─── Input material ───

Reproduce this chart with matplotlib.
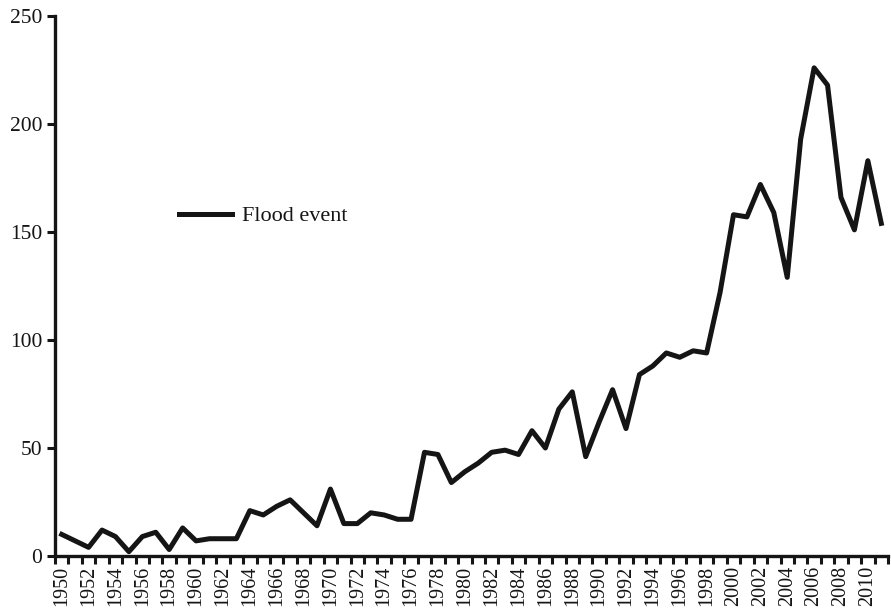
import matplotlib
matplotlib.use("Agg")
import matplotlib.pyplot as plt
import numpy as np

years = list(range(1950, 2012))
flood_events = [10, 7, 4, 12, 9, 2, 9, 11, 3, 13,
                7, 8, 8, 8, 21, 19, 23, 26, 20, 14,
                31, 15, 15, 20, 19, 17, 17, 48, 47, 34,
                39, 43, 48, 49, 47, 58, 50, 68, 76, 46,
                62, 77, 59, 84, 88, 94, 92, 95, 94, 122,
                158, 157, 172, 159, 129, 193, 226, 218, 166, 151,
                183, 154]
y_ticks = [0, 50, 100, 150, 200, 250]

plt.rcParams['font.family'] = ['Liberation Serif', 'DejaVu Serif']
color = '#151515'

fig = plt.figure(figsize=(8.91, 6.14), dpi=100)
ax = fig.add_axes([55/891, 1-556/614, 833/891, 540/614])

x = np.arange(len(years))
ax.plot(x, flood_events, color=color, lw=3.6, solid_joinstyle='round', label='Flood event')

ax.set_xlim(-0.5, len(years) - 0.5)
ax.set_ylim(0, 250)
ax.set_yticks(y_ticks)
ax.set_yticklabels([str(v) for v in y_ticks], fontsize=15.5)

ax.set_xticks(x[::2])
ax.set_xticklabels([str(y) for y in years[::2]], rotation=90, fontsize=14.5)
ax.set_xticks(np.arange(-0.5, len(years)), minor=True)
ax.tick_params(axis='x', which='major', length=0, pad=7)
ax.tick_params(axis='x', which='minor', length=6, width=2.2, color=color)
ax.tick_params(axis='y', which='major', length=6, width=2.2, color=color, pad=3)
ax.tick_params(colors=color, which='both')

for s in ['top', 'right']:
    ax.spines[s].set_visible(False)
for s in ['left', 'bottom']:
    ax.spines[s].set_linewidth(2.4)
    ax.spines[s].set_color(color)

leg = ax.legend(loc='center left', bbox_to_anchor=((179-55)/833, (556-216)/540),
                frameon=False, fontsize=16, handlelength=2.4, handletextpad=0.45,
                borderpad=0, borderaxespad=0)
for t in leg.get_texts():
    t.set_color(color)

fig.savefig('out.png', dpi=100)
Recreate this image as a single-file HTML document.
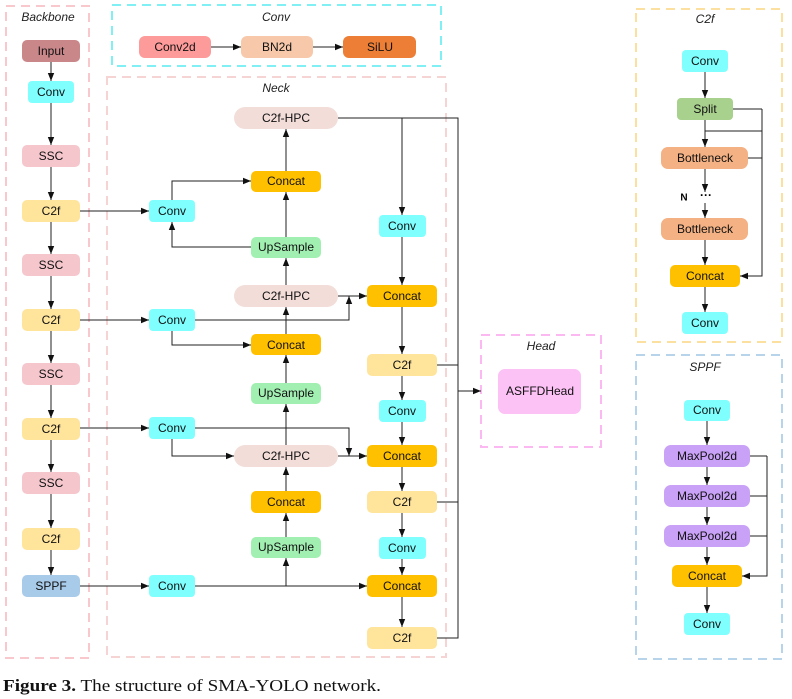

───

• _What you should do_
Copy nothing but the lines from the first one in the listing through the line with "import numpy as np", and omit the pictures.

• _Reply_
Reproduce this chart with matplotlib.
import matplotlib
matplotlib.use("Agg")
import matplotlib.pyplot as plt
import numpy as np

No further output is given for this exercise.